= Bodhi and Friends =

Hong Kong animated television series

Bodhi and Friends is an animated television series produced in Hong Kong. It serves as flagship property of Century Innovative Technology Limited, a children's multimedia company founded by Poman Lo. CIT has launched the award-winning 3D animation TV series, Bodhi and Friends: Space Squad, from February 2014, which is widely broadcast throughout China and Hong Kong. Additionally, CIT has introduced BodhiWorld, a child-friendly platform.

==About Bodhi and Friends==

Bodhi and Friends was created in 2006 as a charity project. In 2012, with the establishment of CIT, Bodhi and Friends was launched as a commercial brand. In 2014, the first season of Bodhi and Friends animation aired on CCTV Children Channel prime time, along with more than 100 regional channels, attracting over 226 million views. The first season of Bodhi and Friends accumulated more than 100 million views on online video platforms. In 2015, the second season of Bodhi and Friends gained #1 spot on both CCTV Children Channel and Hunan Television, the two most popular children TV channels in China. It is licensed by the world's largest children publishing company Scholastic to develop books.

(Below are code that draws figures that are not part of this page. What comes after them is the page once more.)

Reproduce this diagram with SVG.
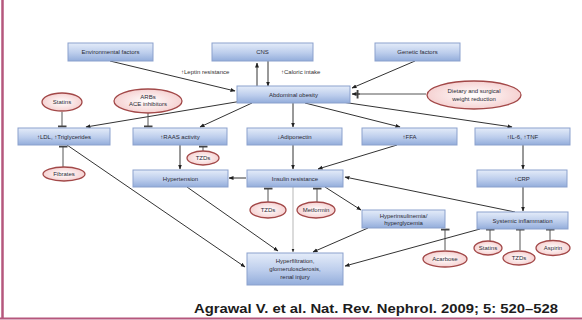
<svg xmlns="http://www.w3.org/2000/svg" width="582" height="320" viewBox="0 0 582 320">
  <defs>
    <linearGradient id="boxFill" x1="0" y1="0" x2="0" y2="1">
      <stop offset="0" stop-color="#e4ecf9"/>
      <stop offset="0.55" stop-color="#bccdec"/>
      <stop offset="1" stop-color="#93addb"/>
    </linearGradient>
    <radialGradient id="ovalFill" cx="0.5" cy="0.5" r="0.6">
      <stop offset="0" stop-color="#ffffff"/>
      <stop offset="1" stop-color="#f4c9c9"/>
    </radialGradient>
    <marker id="arrow" viewBox="0 0 10 10" refX="9" refY="5" markerWidth="5" markerHeight="5" orient="auto">
      <path d="M0,1 L10,5 L0,9 z" fill="#222"/>
    </marker>
    <marker id="bar" viewBox="0 0 4 12" refX="3" refY="6" markerWidth="3" markerHeight="9" orient="auto" markerUnits="userSpaceOnUse">
      <rect x="1" y="0" width="2.5" height="12" fill="#444"/>
    </marker>
  </defs>
  <style>
    .box { fill: url(#boxFill); stroke: #8ba1cd; stroke-width: 1; }
    .oval { fill: url(#ovalFill); stroke: #a24848; stroke-width: 1.3; }
    .lbl { font-family: "Liberation Sans", Arial, sans-serif; font-size: 6px; fill: #2a2a35; text-anchor: middle; }
    .note { font-family: "Liberation Sans", Arial, sans-serif; font-size: 6px; fill: #333; }
    .arr { fill: none; stroke: #333; stroke-width: 1; marker-end: url(#arrow); }
    .inh { fill: none; stroke: #555; stroke-width: 1; marker-end: url(#bar); }
    .thin { fill: none; stroke: #999; stroke-width: 0.7; marker-end: url(#arrow); }
    .cite { font-family: "Liberation Sans", Arial, sans-serif; font-size: 12.5px; font-weight: bold; fill: #1c1c1c; }
  </style>

  <rect width="582" height="320" fill="#ffffff"/>
  <!-- frame lines -->
  <line x1="2.5" y1="0" x2="2.5" y2="319" stroke="#b5577d" stroke-width="2.5"/>
  <line x1="0" y1="318.5" x2="582" y2="318.5" stroke="#b5577d" stroke-width="2"/>

  <g id="connectors">
    <path class="arr" d="M110,61 L235,91"/>
    <path class="arr" d="M415,61 L352,88"/>
    <path class="arr" d="M257,87 L257,63"/>
    <path class="arr" d="M268,61 L268,86"/>
    <path class="inh" d="M426,94 L357,94"/>
    <path class="arr" d="M360,94 L352,94"/>
    <path class="arr" d="M242,101 L86,127"/>
    <path class="arr" d="M252,103 L200,127"/>
    <path class="arr" d="M293,103 L293,127"/>
    <path class="arr" d="M305,103 L400,127"/>
    <path class="arr" d="M335,101 L512,127"/>
    <path class="inh" d="M62,112 L62,127"/>
    <path class="inh" d="M148,113 L148,127"/>
    <path class="inh" d="M63,167 L63,146"/>
    <path class="arr" d="M180,145 L180,169"/>
    <path class="inh" d="M203,151 L203,146"/>
    <path class="arr" d="M293,145 L293,169"/>
    <path class="arr" d="M397,145 L318,169"/>
    <path class="arr" d="M523,145 L523,169"/>
    <path class="arr" d="M523,187 L523,211"/>
    <path class="arr" d="M246,178 L229,178"/>
    <path class="arr" d="M515,212 L345,177"/>
    <path class="inh" d="M268,202 L268,188"/>
    <path class="inh" d="M317,202 L317,188"/>
    <path class="thin" d="M293,187 L293,252"/>
    <path class="arr" d="M325,187 L361,210"/>
    <path class="inh" d="M445,250 L445,229"/>
    <path class="arr" d="M368,228 L313,252"/>
    <path class="arr" d="M480,229 L345,266"/>
    <path class="inh" d="M490,241 L490,229"/>
    <path class="inh" d="M520,250 L520,229"/>
    <path class="inh" d="M550,240 L550,229"/>
    <path class="arr" d="M67,145 L245,267"/>
    <path class="arr" d="M187,187 L278,251"/>
  </g>

  <g id="environmental-factors">
    <rect class="box" x="68" y="43" width="85" height="18"/>
    <text class="lbl" x="110.5" y="54">Environmental factors</text>
  </g>
  <g id="cns">
    <rect class="box" x="212" y="43" width="101" height="18"/>
    <text class="lbl" x="262.5" y="54">CNS</text>
  </g>
  <g id="genetic-factors">
    <rect class="box" x="375" y="43" width="85" height="18"/>
    <text class="lbl" x="417.5" y="54">Genetic factors</text>
  </g>
  <g id="cns-labels">
    <text class="note" x="181" y="74">↑Leptin resistance</text>
    <text class="note" x="281" y="74">↑Caloric intake</text>
  </g>
  <g id="abdominal-obesity">
    <rect class="box" x="237" y="86" width="113" height="17"/>
    <text class="lbl" x="293.5" y="96.5">Abdominal obesity</text>
  </g>
  <g id="weight-reduction">
    <ellipse class="oval" cx="474" cy="95" rx="47" ry="14"/>
    <text class="lbl" x="474" y="93">Dietary and surgical</text>
    <text class="lbl" x="474" y="100.5">weight reduction</text>
  </g>
  <g id="statins-ldl">
    <ellipse class="oval" cx="62" cy="102" rx="20" ry="9"/>
    <text class="lbl" x="62" y="104">Statins</text>
  </g>
  <g id="arbs-ace">
    <ellipse class="oval" cx="148" cy="101" rx="34" ry="12"/>
    <text class="lbl" x="148" y="98.5">ARBs</text>
    <text class="lbl" x="148" y="106">ACE inhibitors</text>
  </g>
  <g id="ldl">
    <rect class="box" x="18" y="128" width="92" height="17"/>
    <text class="lbl" x="64" y="138.5">↑LDL, ↑Triglycerides</text>
  </g>
  <g id="raas">
    <rect class="box" x="133" y="128" width="94" height="17"/>
    <text class="lbl" x="180" y="138.5">↑RAAS activity</text>
  </g>
  <g id="adiponectin">
    <rect class="box" x="247" y="128" width="95" height="17"/>
    <text class="lbl" x="294.5" y="138.5">↓Adiponectin</text>
  </g>
  <g id="ffa">
    <rect class="box" x="362" y="128" width="95" height="17"/>
    <text class="lbl" x="409.5" y="138.5">↑FFA</text>
  </g>
  <g id="il6-tnf">
    <rect class="box" x="475" y="128" width="95" height="17"/>
    <text class="lbl" x="522.5" y="138.5">↑IL-6, ↑TNF</text>
  </g>
  <g id="fibrates">
    <ellipse class="oval" cx="64" cy="174" rx="21" ry="7"/>
    <text class="lbl" x="64" y="176">Fibrates</text>
  </g>
  <g id="tzds-raas">
    <ellipse class="oval" cx="203" cy="158" rx="16" ry="7"/>
    <text class="lbl" x="203" y="160">TZDs</text>
  </g>
  <g id="hypertension">
    <rect class="box" x="133" y="170" width="95" height="17"/>
    <text class="lbl" x="180.5" y="180.5">Hypertension</text>
  </g>
  <g id="insulin-resistance">
    <rect class="box" x="247" y="170" width="96" height="17"/>
    <text class="lbl" x="295" y="180.5">Insulin resistance</text>
  </g>
  <g id="crp">
    <rect class="box" x="477" y="170" width="90" height="17"/>
    <text class="lbl" x="522" y="180.5">↑CRP</text>
  </g>
  <g id="tzds-ir">
    <ellipse class="oval" cx="268" cy="210" rx="18" ry="8"/>
    <text class="lbl" x="268" y="212">TZDs</text>
  </g>
  <g id="metformin">
    <ellipse class="oval" cx="316" cy="210" rx="19" ry="8"/>
    <text class="lbl" x="316" y="212">Metformin</text>
  </g>
  <g id="hyperinsulinemia">
    <rect class="box" x="362" y="210" width="83" height="18"/>
    <text class="lbl" x="403.5" y="217.5">Hyperinsulinemia/</text>
    <text class="lbl" x="403.5" y="224.5">hyperglycemia</text>
  </g>
  <g id="systemic-inflammation">
    <rect class="box" x="477" y="212" width="91" height="17"/>
    <text class="lbl" x="522.5" y="222.5">Systemic inflammation</text>
  </g>
  <g id="glycemic-drug">
    <ellipse class="oval" cx="445" cy="259" rx="22" ry="8"/>
    <text class="lbl" x="445" y="261">Acarbose</text>
  </g>
  <g id="statins-inflammation">
    <ellipse class="oval" cx="488" cy="248" rx="14" ry="7"/>
    <text class="lbl" x="488" y="250">Statins</text>
  </g>
  <g id="tzds-inflammation">
    <ellipse class="oval" cx="519" cy="258" rx="16" ry="7"/>
    <text class="lbl" x="519" y="260">TZDs</text>
  </g>
  <g id="aspirin">
    <ellipse class="oval" cx="553" cy="248" rx="17" ry="7.5"/>
    <text class="lbl" x="553" y="250">Aspirin</text>
  </g>
  <g id="renal-injury">
    <rect class="box" x="247" y="253" width="96" height="32"/>
    <text class="lbl" x="295" y="263">Hyperfiltration,</text>
    <text class="lbl" x="295" y="271">glomerulosclerosis,</text>
    <text class="lbl" x="295" y="279">renal injury</text>
  </g>

  <text class="cite" x="558" y="313" text-anchor="end" textLength="364" lengthAdjust="spacingAndGlyphs">Agrawal V. et al. Nat. Rev. Nephrol. 2009; 5: 520–528</text>
</svg>
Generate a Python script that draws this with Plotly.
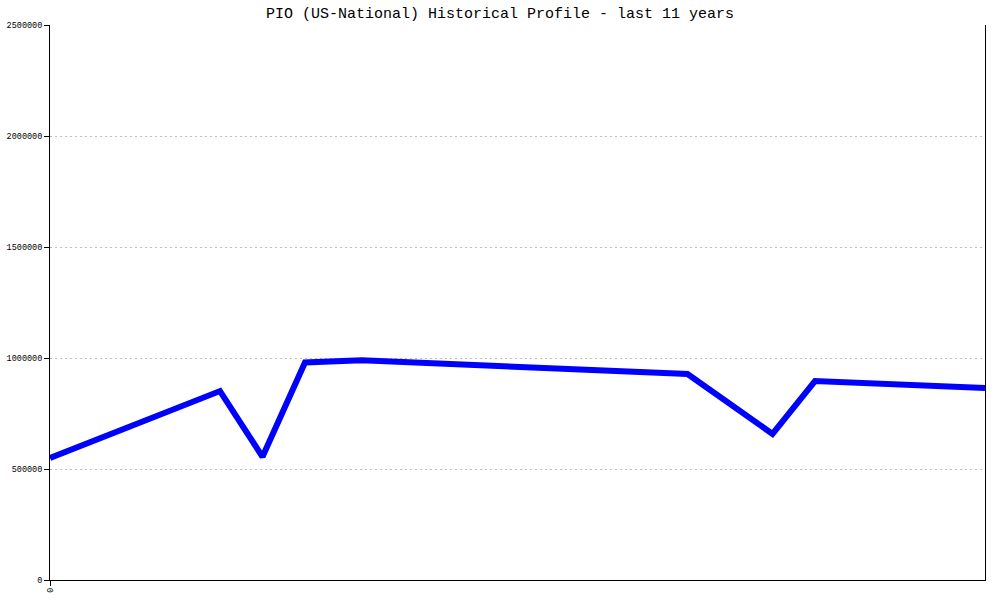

It collaborates with education technology company Skoolbo to co-develop interactive literacy programs. In 2016, Bodhi and Friends animation IP was licensed to Mattel for the development and distribution of toys around the world. This is the first time Mattel has licensed a Chinese animation IP in its 70 year history. In 2017, two new animation seasons (Bodhi and Friends -Dream Alliance and Bodhi and Friends -Dream Hero) aired on TV and online platforms. In the summer of 2017, Season 4 (Bodhi and Friends -Dream Hero) was the most viewed children's animation among online Chinese platforms, ranking 3rd place for the first time.

==Characters==
- Bodhi – The group's charismatic leader with a courageous heart. Legend has it, he was born amongst the stars.

Bodhi and Friends

- Darling – Loving and generous, Darling is as sweet as the ice cream she constantly has in her hand. She is also an avid cook.
- Freddy – A huggable, playful friend whose mischievousness always finds a way to put one over on the bad guys.
- Honey – The diva of the group, Honey has an eye for beauty and a knack for charming her way out of any situation.
- Elvis – Although some might see him as quiet, Elvis's friends admire him for his passion and artistic flair.
- Goody – A zen, kung fu master and Bodhi's most dependable friend.
- Chloe – The cheerleader of the group, Chloe always manages to put a smile on her friends’ faces.
- Aimee – A child prodigy, Aimee's wit and sharpness never fail to impress. Bodhi often comes to her for help in important moments.
- Bobot – An extraterrestrial robot from outer space who was discovered on one of Bodhi and Friend's adventures. Now one of the gang, he is like a sidekick to Bodhi.

==TV animation==
Bodhi and Friends: Space Squad is a 3D TV animation season. The first season of 52-episodes premiered on CCTV (China) prime time during the Lunar New Year holiday in 2014, followed by 70 local channels and online portals in China, as well as Now TV (Hong Kong). The second season of 52-episodes will air in 2015. The third season is currently in production.
Bodhi and Friends: Space Squad was awarded:
- Gold Award in Shenzhen Animation Festival (2014)
- Gold Lotus Award for Best TV Animation at Macau International Film Festival (2014)
- Golden Dragon Award (China)
- Golden Lotus Award for Most Popular 3D Animation (2014)

Online video platforms have attracted over 60 million views and more than 4.6 million Weibo followers. The opening and closing songs are sung by Hong Kong singer Kelly Chen.